Saturday, July 22, 2006

Almost didn't care....

My boyfriend just told me, again, for the second time in two weeks, if I did... (something) again... he'd break up with me...

The first time was.. if I ever screamed/went off on him.. he'd break up with me... ok, I understand... but that is impossible for me... We made up a few days later, he said he was sorry he scared me.... and he said it because he was mad... ok, again.... I understand...

But tonite.. well I admitted to him, I'd been, as he calls "spying" on him. And yes, since he considers it spying, I shouldn't do it... but its just how I am... Well he told me, this is in my ball park.
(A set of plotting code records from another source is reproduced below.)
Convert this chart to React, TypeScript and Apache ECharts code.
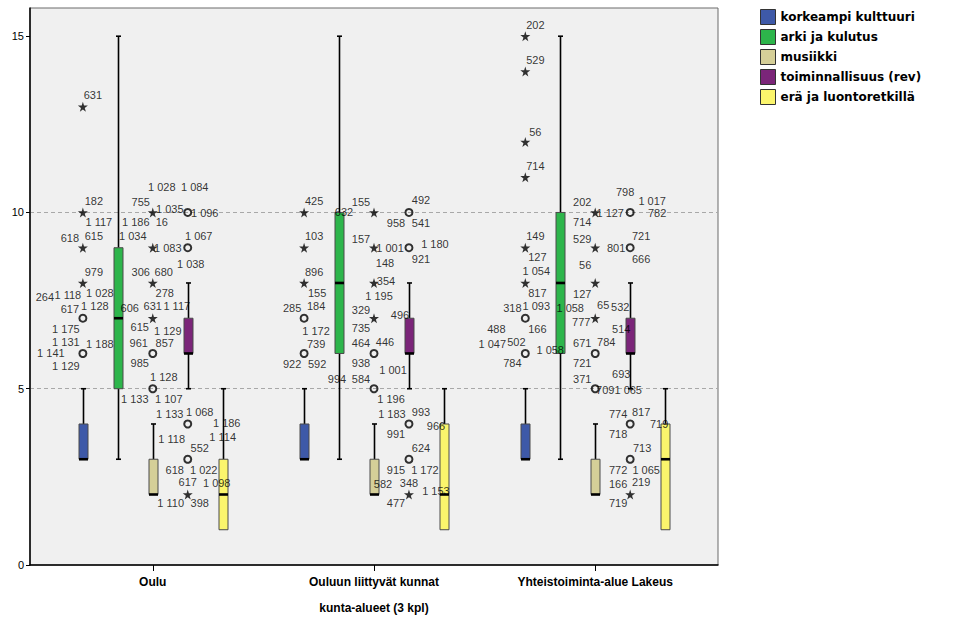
import React, { useEffect, useRef } from "react";
import * as echarts from "echarts";

// ---- data ----
const categories = ["Oulu", "Ouluun liittyvät kunnat", "Yhteistoiminta-alue Lakeus"];
const variables = [
  "korkeampi kulttuuri",
  "arki ja kulutus",
  "musiikki",
  "toiminnallisuus (rev)",
  "erä ja luontoretkillä",
];
const colors = ["#3e59a8", "#2db54b", "#d5cf98", "#7b2579", "#fbf56c"];
const yTickLabels = [0, 5, 10, 15];

// [lower whisker, Q1, median, Q3, upper whisker] per area
const korkeampiKulttuuri = [[3, 3, 3, 4, 5], [3, 3, 3, 4, 5], [3, 3, 3, 4, 5]];
const arkiJaKulutus = [[3, 5, 7, 9, 15], [3, 6, 8, 10, 15], [3, 6, 8, 10, 15]];
const musiikki = [[2, 2, 2, 3, 4], [2, 2, 2, 3, 4], [2, 2, 2, 3, 4]];
const toiminnallisuus = [[5, 6, 6, 7, 8], [5, 6, 6, 7, 8], [5, 6, 6, 7, 8]];
const eraJaLuonto = [[1, 1, 2, 3, 5], [1, 1, 2, 4, 5], [1, 1, 3, 4, 5]];
const boxStats = [korkeampiKulttuuri, arkiJaKulutus, musiikki, toiminnallisuus, eraJaLuonto];

// outliers: [area, variable, value]
const mildOutliers: [number, number, number][] = [
  [0, 0, 7], [0, 0, 6], [0, 2, 6], [0, 2, 5], [0, 3, 10], [0, 3, 9], [0, 3, 4], [0, 3, 3],
  [1, 0, 7], [1, 0, 6], [1, 2, 6], [1, 2, 5], [1, 3, 10], [1, 3, 9], [1, 3, 4], [1, 3, 3],
  [2, 0, 7], [2, 0, 6], [2, 2, 6], [2, 2, 5], [2, 3, 10], [2, 3, 9], [2, 3, 4], [2, 3, 3],
];
const extremeOutliers: [number, number, number][] = [
  [0, 0, 13], [0, 0, 10], [0, 0, 9], [0, 0, 8], [0, 2, 10], [0, 2, 9], [0, 2, 8], [0, 2, 7], [0, 3, 2],
  [1, 0, 10], [1, 0, 9], [1, 0, 8], [1, 2, 10], [1, 2, 9], [1, 2, 8], [1, 2, 7], [1, 3, 2],
  [2, 0, 15], [2, 0, 14], [2, 0, 12], [2, 0, 11], [2, 0, 9], [2, 0, 8],
  [2, 2, 10], [2, 2, 9], [2, 2, 8], [2, 2, 7], [2, 3, 2],
];

// case labels: [text, area, variable, value]
const caseLabels: [string, number, number, number][] = [
  ["631", 0, 0, 13], ["182", 0, 0, 10], ["1 117", 0, 0, 10], ["618", 0, 0, 9], ["615", 0, 0, 9],
  ["979", 0, 0, 8], ["1 028", 0, 0, 8], ["1 118", 0, 0, 8], ["264", 0, 0, 8],
  ["617", 0, 0, 7], ["1 128", 0, 0, 7], ["1 175", 0, 0, 7],
  ["1 131", 0, 0, 6], ["1 188", 0, 0, 6], ["1 141", 0, 0, 6], ["1 129", 0, 0, 6],
  ["755", 0, 2, 10], ["1 035", 0, 2, 10], ["1 186", 0, 2, 10], ["16", 0, 2, 10], ["1 028", 0, 2, 10],
  ["1 083", 0, 2, 9], ["1 034", 0, 2, 9],
  ["306", 0, 2, 8], ["680", 0, 2, 8], ["278", 0, 2, 8],
  ["631", 0, 2, 7], ["1 117", 0, 2, 7], ["606", 0, 2, 7], ["615", 0, 2, 7], ["1 129", 0, 2, 7],
  ["961", 0, 2, 6], ["857", 0, 2, 6], ["985", 0, 2, 6],
  ["1 128", 0, 2, 5], ["1 133", 0, 2, 5], ["1 107", 0, 2, 5],
  ["1 084", 0, 3, 10], ["1 096", 0, 3, 10], ["1 067", 0, 3, 9], ["1 038", 0, 3, 9],
  ["1 133", 0, 3, 4], ["1 068", 0, 3, 4], ["1 118", 0, 3, 4], ["1 186", 0, 3, 4], ["1 114", 0, 3, 4],
  ["552", 0, 3, 3], ["618", 0, 3, 3], ["1 022", 0, 3, 3],
  ["617", 0, 3, 2], ["1 110", 0, 3, 2], ["398", 0, 3, 2], ["1 098", 0, 3, 2],

  ["425", 1, 0, 10], ["103", 1, 0, 9], ["896", 1, 0, 8], ["155", 1, 0, 8],
  ["285", 1, 0, 7], ["184", 1, 0, 7], ["1 172", 1, 0, 7],
  ["739", 1, 0, 6], ["922", 1, 0, 6], ["592", 1, 0, 6],
  ["155", 1, 2, 10], ["632", 1, 2, 10], ["157", 1, 2, 9], ["1 001", 1, 2, 9], ["148", 1, 2, 9],
  ["354", 1, 2, 8], ["1 195", 1, 2, 8], ["329", 1, 2, 7], ["735", 1, 2, 7], ["496", 1, 2, 7],
  ["464", 1, 2, 6], ["446", 1, 2, 6], ["938", 1, 2, 6], ["1 001", 1, 2, 6],
  ["994", 1, 2, 5], ["584", 1, 2, 5], ["1 196", 1, 2, 5],
  ["492", 1, 3, 10], ["958", 1, 3, 10], ["541", 1, 3, 10], ["1 180", 1, 3, 9], ["921", 1, 3, 9],
  ["1 183", 1, 3, 4], ["993", 1, 3, 4], ["991", 1, 3, 4], ["966", 1, 3, 4],
  ["624", 1, 3, 3], ["915", 1, 3, 3], ["1 172", 1, 3, 3],
  ["348", 1, 3, 2], ["477", 1, 3, 2], ["1 153", 1, 3, 2], ["582", 1, 3, 2],

  ["202", 2, 0, 15], ["529", 2, 0, 14], ["56", 2, 0, 12], ["714", 2, 0, 11],
  ["149", 2, 0, 9], ["127", 2, 0, 9], ["1 054", 2, 0, 8], ["817", 2, 0, 8],
  ["318", 2, 0, 7], ["1 093", 2, 0, 7], ["166", 2, 0, 7], ["488", 2, 0, 7],
  ["1 047", 2, 0, 6], ["502", 2, 0, 6], ["784", 2, 0, 6],
  ["202", 2, 2, 10], ["1 127", 2, 2, 10], ["714", 2, 2, 10], ["529", 2, 2, 9], ["56", 2, 2, 9],
  ["127", 2, 2, 8], ["65", 2, 2, 7], ["777", 2, 2, 7], ["1 058", 2, 2, 7], ["532", 2, 2, 7], ["514", 2, 2, 7],
  ["671", 2, 2, 6], ["784", 2, 2, 6], ["721", 2, 2, 6], ["1 058", 2, 2, 6],
  ["371", 2, 2, 5], ["709", 2, 2, 5], ["1 065", 2, 2, 5], ["693", 2, 2, 5],
  ["798", 2, 3, 10], ["1 017", 2, 3, 10], ["782", 2, 3, 10], ["721", 2, 3, 9], ["801", 2, 3, 9], ["666", 2, 3, 9],
  ["774", 2, 3, 4], ["817", 2, 3, 4], ["718", 2, 3, 4], ["719", 2, 3, 4],
  ["713", 2, 3, 3], ["772", 2, 3, 3], ["1 065", 2, 3, 3],
  ["166", 2, 3, 2], ["219", 2, 3, 2], ["719", 2, 3, 2],
];

// ---- layout (pixel nudges of the case labels, same order as caseLabels) ----
const labelNudges: [number, number][] = [
  [10, -12], [11, -11], [16, 10], [-13, -10], [11, -12],
  [11, -11], [17, 10], [-15, 12], [-38, 14],
  [-13, -9], [12, -12], [-17, 11],
  [-17, -11], [17, -9], [-32, 0], [-17, 13],
  [-12, -10], [17, -3], [-17, 10], [9, 10], [9, -25],
  [15, 0], [-20, -12],
  [-12, -11], [11, -11], [12, 10],
  [0, -12], [24, -12], [-23, -10], [-13, 9], [15, 13],
  [-14, -10], [12, -10], [-13, 10],
  [11, -12], [-18, 10], [16, 10],
  [7, -25], [17, 1], [11, -12], [3, 16],
  [-18, -10], [12, -12], [-16, 15], [39, -1], [35, 13],
  [12, -11], [-13, 11], [16, 11],
  [0, -12], [-17, 9], [12, 9], [29, -11],

  [10, -11], [10, -12], [10, -11], [13, 10],
  [-12, -10], [12, -12], [12, 13],
  [12, -9], [-12, 11], [13, 11],
  [-13, -10], [-30, 0], [-13, -9], [16, 0], [11, 15],
  [12, -2], [5, 13], [-13, -8], [-13, 10], [26, -3],
  [-13, -10], [11, -11], [-13, 10], [19, 17],
  [-37, -10], [-13, -10], [17, 10],
  [12, -12], [-13, 11], [12, 11], [26, -4], [12, 11],
  [-17, -10], [12, -12], [-13, 10], [27, 2],
  [12, -11], [-13, 11], [16, 11],
  [0, -11], [-13, 9], [27, -3], [-26, -10],

  [10, -11], [10, -11], [10, -10], [10, -11],
  [10, -12], [12, 9], [11, -12], [12, 10],
  [-13, -10], [11, -12], [12, 11], [-29, 11],
  [-33, -9], [-9, -11], [-13, 10],
  [-13, -10], [15, 1], [-13, 10], [-13, -9], [-10, 17],
  [-13, 11], [8, -13], [-14, 4], [-25, -10], [25, -11], [26, 11],
  [-13, -10], [11, -11], [-13, 10], [-45, -3],
  [-13, -10], [10, 1], [33, 1], [26, -15],
  [-5, -20], [22, -11], [27, 1], [11, -12], [-14, 0], [11, 11],
  [-12, -10], [11, -12], [-12, 10], [29, 0],
  [12, -11], [-12, 11], [16, 11],
  [-12, -10], [11, -12], [-12, 9],
];

const VAR_OFFSET = 0.158; // distance between boxes inside a group, in axis units
const BOX_W = 9;
const STAR =
  "path://M50,0 L61,35 L98,35 L68,57 L79,91 L50,70 L21,91 L32,57 L2,35 L39,35 Z";
const LABEL_FONT = "'Liberation Sans', Arial, sans-serif";

const xOf = (area: number, v: number) => area + (v - 2) * VAR_OFFSET;

export default function App() {
  const ref = useRef<HTMLDivElement>(null);
  useEffect(() => {
    if (!ref.current) return;
    const chart = echarts.init(ref.current, null, { renderer: "svg" });

    const boxSeries = variables.map((name, v) => ({
      name,
      type: "custom",
      z: 2,
      itemStyle: { color: colors[v] },
      encode: { x: 0, y: [1, 2, 3, 4, 5] },
      data: boxStats[v].map((s, g) => [g, ...s]),
      renderItem: (params: any, api: any) => {
        const g = api.value(0);
        const x = xOf(g, v);
        const low = api.value(1), q1 = api.value(2), med = api.value(3), q3 = api.value(4), high = api.value(5);
        const pLow = api.coord([x, low]);
        const pQ1 = api.coord([x, q1]);
        const pMed = api.coord([x, med]);
        const pQ3 = api.coord([x, q3]);
        const pHigh = api.coord([x, high]);
        const cx = Math.round(pQ1[0]) + 0.5;
        const lineStyle = { stroke: "#000", lineWidth: 1.6 };
        const children: any[] = [];
        if (high > q3) {
          children.push({ type: "line", shape: { x1: cx, y1: pHigh[1], x2: cx, y2: pQ3[1] }, style: lineStyle });
          children.push({ type: "line", shape: { x1: cx - 2.5, y1: pHigh[1], x2: cx + 2.5, y2: pHigh[1] }, style: lineStyle });
        }
        if (low < q1) {
          children.push({ type: "line", shape: { x1: cx, y1: pLow[1], x2: cx, y2: pQ1[1] }, style: lineStyle });
          children.push({ type: "line", shape: { x1: cx - 2.5, y1: pLow[1], x2: cx + 2.5, y2: pLow[1] }, style: lineStyle });
        }
        children.push({
          type: "rect",
          shape: { x: cx - BOX_W / 2, y: pQ3[1], width: BOX_W, height: pQ1[1] - pQ3[1] },
          style: { fill: colors[v], stroke: "#4a4a4a", lineWidth: 1 },
        });
        children.push({
          type: "line",
          shape: { x1: cx - BOX_W / 2, y1: pMed[1], x2: cx + BOX_W / 2, y2: pMed[1] },
          style: { stroke: "#000", lineWidth: 2.6 },
        });
        return { type: "group", children };
      },
    }));

    const option: any = {
      animation: false,
      backgroundColor: "#ffffff",
      grid: {
        left: 30,
        right: 241,
        top: 8,
        bottom: 67,
        show: true,
        backgroundColor: "#f0f0f0",
        borderColor: "#6a6a6a",
        borderWidth: 1,
      },
      legend: {
        orient: "vertical",
        left: 760,
        top: 9,
        padding: 0,
        itemWidth: 15,
        itemHeight: 15,
        itemGap: 4,
        selectedMode: false,
        textStyle: { fontFamily: "'DejaVu Sans', sans-serif", fontWeight: "bold", fontSize: 12, color: "#000" },
        data: variables.map((name, v) => ({
          name,
          icon: "rect",
          itemStyle: { color: colors[v], borderColor: "#333", borderWidth: 1 },
        })),
      },
      xAxis: {
        type: "value",
        min: -0.555,
        max: 2.555,
        name: "kunta-alueet (3 kpl)",
        nameLocation: "middle",
        nameGap: 37,
        nameTextStyle: { fontFamily: LABEL_FONT, fontWeight: "bold", fontSize: 12, color: "#000" },
        axisLine: { show: true, onZero: false, lineStyle: { color: "#000", width: 1.5 } },
        axisTick: { show: true, length: 6, customValues: [0, 1, 2], lineStyle: { color: "#000" } },
        axisLabel: {
          customValues: [0, 1, 2],
          margin: 11,
          formatter: (val: number) => categories[Math.round(val)] ?? "",
          fontFamily: LABEL_FONT,
          fontWeight: "bold",
          fontSize: 12,
          color: "#000",
        },
        splitLine: { show: false },
      },
      yAxis: {
        type: "value",
        min: 0,
        max: 15.8,
        interval: 2.5,
        axisLine: { show: true, onZero: false, lineStyle: { color: "#000", width: 1.5 } },
        axisTick: { show: true, length: 4, customValues: yTickLabels, lineStyle: { color: "#000" } },
        axisLabel: {
          customValues: yTickLabels,
          margin: 6,
          fontFamily: LABEL_FONT,
          fontSize: 11,
          color: "#000",
        },
        splitLine: {
          show: true,
          showMinLine: false,
          showMaxLine: false,
          lineStyle: { color: "#a8a8a8", type: [4, 3], width: 1 },
        },
      },
      series: [
        ...boxSeries,
        {
          name: "mild",
          type: "scatter",
          z: 3,
          symbol: "circle",
          symbolSize: 7,
          itemStyle: { color: "rgba(0,0,0,0)", borderColor: "#000", borderWidth: 2 },
          data: mildOutliers.map(([g, v, y]) => [xOf(g, v), y]),
          silent: true,
        },
        {
          name: "extreme",
          type: "scatter",
          z: 3,
          symbol: STAR,
          symbolSize: 10,
          itemStyle: { color: "#000" },
          data: extremeOutliers.map(([g, v, y]) => [xOf(g, v), y]),
          silent: true,
        },
        {
          name: "cases",
          type: "scatter",
          z: 4,
          symbolSize: 0,
          silent: true,
          itemStyle: { color: "rgba(0,0,0,0)" },
          label: {
            show: true,
            position: "inside",
            fontFamily: LABEL_FONT,
            fontSize: 11,
            color: "#000",
            formatter: (p: any) => p.name,
          },
          data: caseLabels.map(([text, g, v, y], i) => ({
            name: text,
            value: [xOf(g, v), y],
            label: { offset: labelNudges[i] },
          })),
        },
      ],
    };
    chart.setOption(option);
    return () => chart.dispose();
  }, []);
  return (
    <div
      ref={ref}
      style={{ position: "fixed", left: 0, top: 0, width: 959, height: 632, background: "#fff" }}
    />
  );
}
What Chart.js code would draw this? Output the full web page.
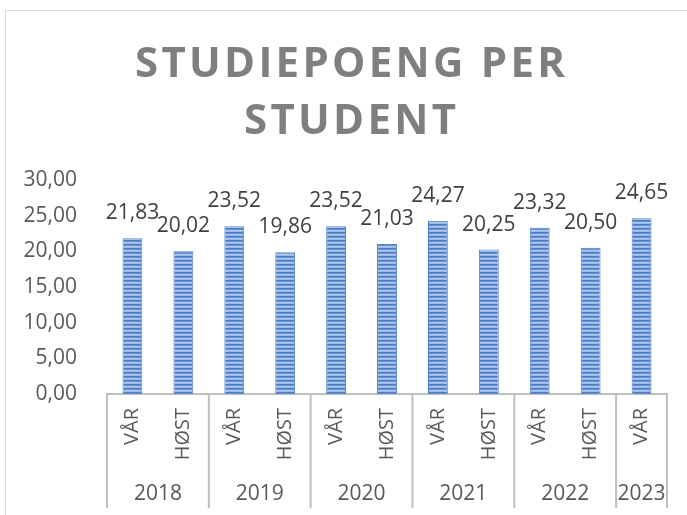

He said he was so mad already , he almost did break up with me. In my head I'm thinking, just do it and get it over with. I didn't have a tear in my eye. So he's saying, its in my ballpark, if we have this discussion again about me snooping in his email, or his phone account.. again.. that it won't be a discussion, it will be over. I was about to be like ok. And say, oh btw I'm reading your email now, just break up with me. I'd rather have it over with. Then I can go back to reality.

He asks me if I just don't trust him or I can't trust him. He says if I can't trust him, it might as well be over. I'm still in my head thinking... just do it now. I don't need this... why are we even together.

I'm tired of fighting. I'm tired of not trusting him. I'm tired of being sad because we are fighting. I'm tired of wondering when I'll do something, and he'll walk out. I'm tired of wondering if we would be happy. I'm tired of wondering if we would be good together. I'm tired of thinking I should just walk out now, pain or no pain, set back or no set back. I'm tired of wondering if we are staying together because we are both lonely. I'm tired of wondering even why we are together....

At this point does it really matter. I think we are both wasting our time. Now is this me speaking or my depression?